The findings, published online Wednesday in Nature, are part of the IMAGEN research project, which investigates mental health and risk-taking behavior in European teenagers. This particular slice of IMAGEN attempts to use data collected at age 14 to predict who will develop a pattern of binge-drinking by age 16.

Senior author Hugh Garavan, PhD, said accurate predictions require examining a wide range of factors:

Notably, it’s not the case that there’s a single one or two or three variables that are critical. The final model was very broad. It suggests that a wide mixture of reasons underlie teenage drinking.

Dr. Garavan is an associate professor of psychiatry at the University of Vermont and an adjunct associate professor of psychology at Trinity College Dublin in Ireland. He was quoted a University of Vermont news release.

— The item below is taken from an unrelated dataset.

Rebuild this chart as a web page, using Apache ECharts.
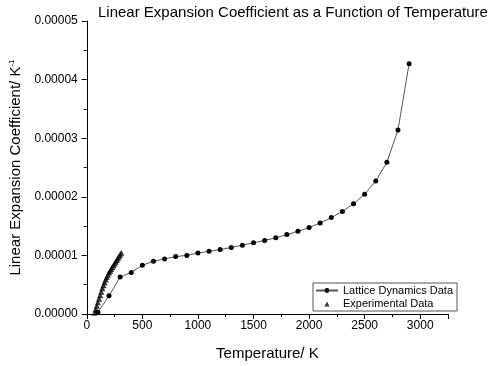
<!DOCTYPE html>
<html>
<head>
<meta charset="utf-8">
<script src="https://cdn.jsdelivr.net/npm/echarts@6/dist/echarts.min.js"></script>
<style>html,body{margin:0;padding:0;background:#fff;}#c{width:500px;height:366px;}</style>
</head>
<body>
<div id="c"></div>
<script>
// Lattice dynamics data: temperature (K) and coefficient (1e-6 /K)
var latticeT = [100,200,300,400,500,600,700,800,900,1000,1100,1200,1300,1400,1500,1600,1700,1800,1900,2000,2100,2200,2300,2400,2500,2600,2700,2800,2900];
var latticeA = [0.3,3.1,6.3,7.1,8.3,9.0,9.4,9.8,10.0,10.4,10.7,11.0,11.35,11.75,12.15,12.55,13.0,13.55,14.1,14.75,15.55,16.45,17.5,18.8,20.45,22.7,25.9,31.4,42.7];
// Experimental data
var expT = [70,80,90,100,110,120,130,140,150,160,170,180,190,200,210,220,230,240,250,260,270,280,290,300,310];
var expA = [0.2,0.8,1.4,2.0,2.6,3.2,3.8,4.4,4.9,5.4,5.9,6.3,6.7,7.1,7.4,7.7,8.0,8.3,8.6,8.9,9.2,9.5,9.8,10.1,10.45];
var xTicks = [0,500,1000,1500,2000,2500,3000];
var yTicks = [0,0.00001,0.00002,0.00003,0.00004,0.00005];

function pairs(t, a){ return t.map(function(v,i){ return [v, a[i]*1e-6]; }); }

var FONT = 'Liberation Sans, Arial, sans-serif';
var chart = echarts.init(document.getElementById('c'));
chart.setOption({
  animation: false,
  backgroundColor: '#fff',
  textStyle: {fontFamily: FONT},
  title: {
    text: 'Linear Expansion Coefficient as a Function of Temperature',
    left: 93, top: 0,
    textStyle: {fontFamily: FONT, fontSize: 15, fontWeight: 'normal', color: '#000'}
  },
  grid: {left: 83, right: 52, top: 21, bottom: 50, containLabel: false},
  legend: {
    orient: 'vertical', left: 313, top: 283,
    borderColor: '#555', borderWidth: 1, padding: [2, 4, 2, 2],
    itemGap: 2, itemWidth: 22, itemHeight: 6,
    textStyle: {fontFamily: FONT, fontSize: 11, color: '#000'},
    data: [
      {name: 'Lattice Dynamics Data'},
      {name: 'Experimental Data', icon: 'path://M0,0 M22,6 M8.5,6 L11,1 L13.5,6 Z'}
    ]
  },
  xAxis: {
    type: 'value', min: 0, max: 3250, interval: 500,
    name: 'Temperature/ K', nameLocation: 'middle', nameGap: 32,
    nameTextStyle: {fontFamily: FONT, fontSize: 15, color: '#000'},
    axisLine: {show: true, onZero: false, lineStyle: {color: '#000', width: 1}},
    axisTick: {show: true, inside: false, length: 5, lineStyle: {color: '#000'}},
    minorTick: {show: true, splitNumber: 2, length: 3, lineStyle: {color: '#000'}},
    axisLabel: {fontFamily: FONT, fontSize: 12, color: '#000', margin: 6, showMaxLabel: false,
      formatter: function(v){ return xTicks.indexOf(v) >= 0 ? String(v) : ''; }},
    splitLine: {show: false}
  },
  yAxis: {
    type: 'value', min: 0, max: 0.00005, interval: 0.00001,
    name: 'Linear Expansion Coefficient/ K{sup|-1}', nameLocation: 'middle', nameRotate: 90, nameGap: 57,
    nameTextStyle: {fontFamily: FONT, fontSize: 15, color: '#000',
      rich: {sup: {fontFamily: FONT, fontSize: 8, color: '#000', verticalAlign: 'top', padding: [0,0,8,0]}}},
    axisLine: {show: true, onZero: false, lineStyle: {color: '#000', width: 1}},
    axisTick: {show: true, inside: false, length: 5, lineStyle: {color: '#000'}},
    minorTick: {show: true, splitNumber: 2, length: 3, lineStyle: {color: '#000'}},
    axisLabel: {fontFamily: FONT, fontSize: 12, color: '#000', margin: 9,
      formatter: function(v){
        for (var i = 0; i < yTicks.length; i++) if (Math.abs(v - yTicks[i]) < 1e-9) return yTicks[i].toFixed(5);
        return '';
      }},
    splitLine: {show: false}
  },
  series: [
    {
      name: 'Lattice Dynamics Data', type: 'line',
      data: pairs(latticeT, latticeA),
      symbol: 'circle', symbolSize: 5, showSymbol: true,
      lineStyle: {color: '#555', width: 1},
      itemStyle: {color: '#000'}
    },
    {
      name: 'Experimental Data', type: 'scatter',
      data: pairs(expT, expA),
      symbol: 'triangle', symbolSize: 6, symbolKeepAspect: true,
      itemStyle: {color: '#000'}
    }
  ]
});
</script>
</body>
</html>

The assessment tools included both structural and functional MRI of the brain. The imaging uncovered the fact that one risk factor was a larger than average brain. Dr. Garavan explained that brains normally shrink during adolescence to a more efficient size. “There’s refining and sculpting of the brain, and most of the gray matter, the neurons and the connections between them, are getting smaller, and the white matter is getting larger,” he said. “Kids with more immature brains—those that are still larger—are more likely to drink.”

Other risk factors include sensation-seeking personality traits, lack of conscientiousness, a family history of drug abuse, and a personal history of multiple stressful life events. Also, those who had taken even a single drink by age 14 were more likely to be binge drinkers by 16.

Gunter Schumann, MD, a professor of biological psychiatry at King’s College London, an author of the Nature article, and IMAGEN’s principal investigator, said the development of this risk profile was a preliminary step. “We aimed to develop a ‘gold standard’ model for predicting teenage behavior which can be used as a benchmark for the development of simpler, widely applicable prediction models,” he said.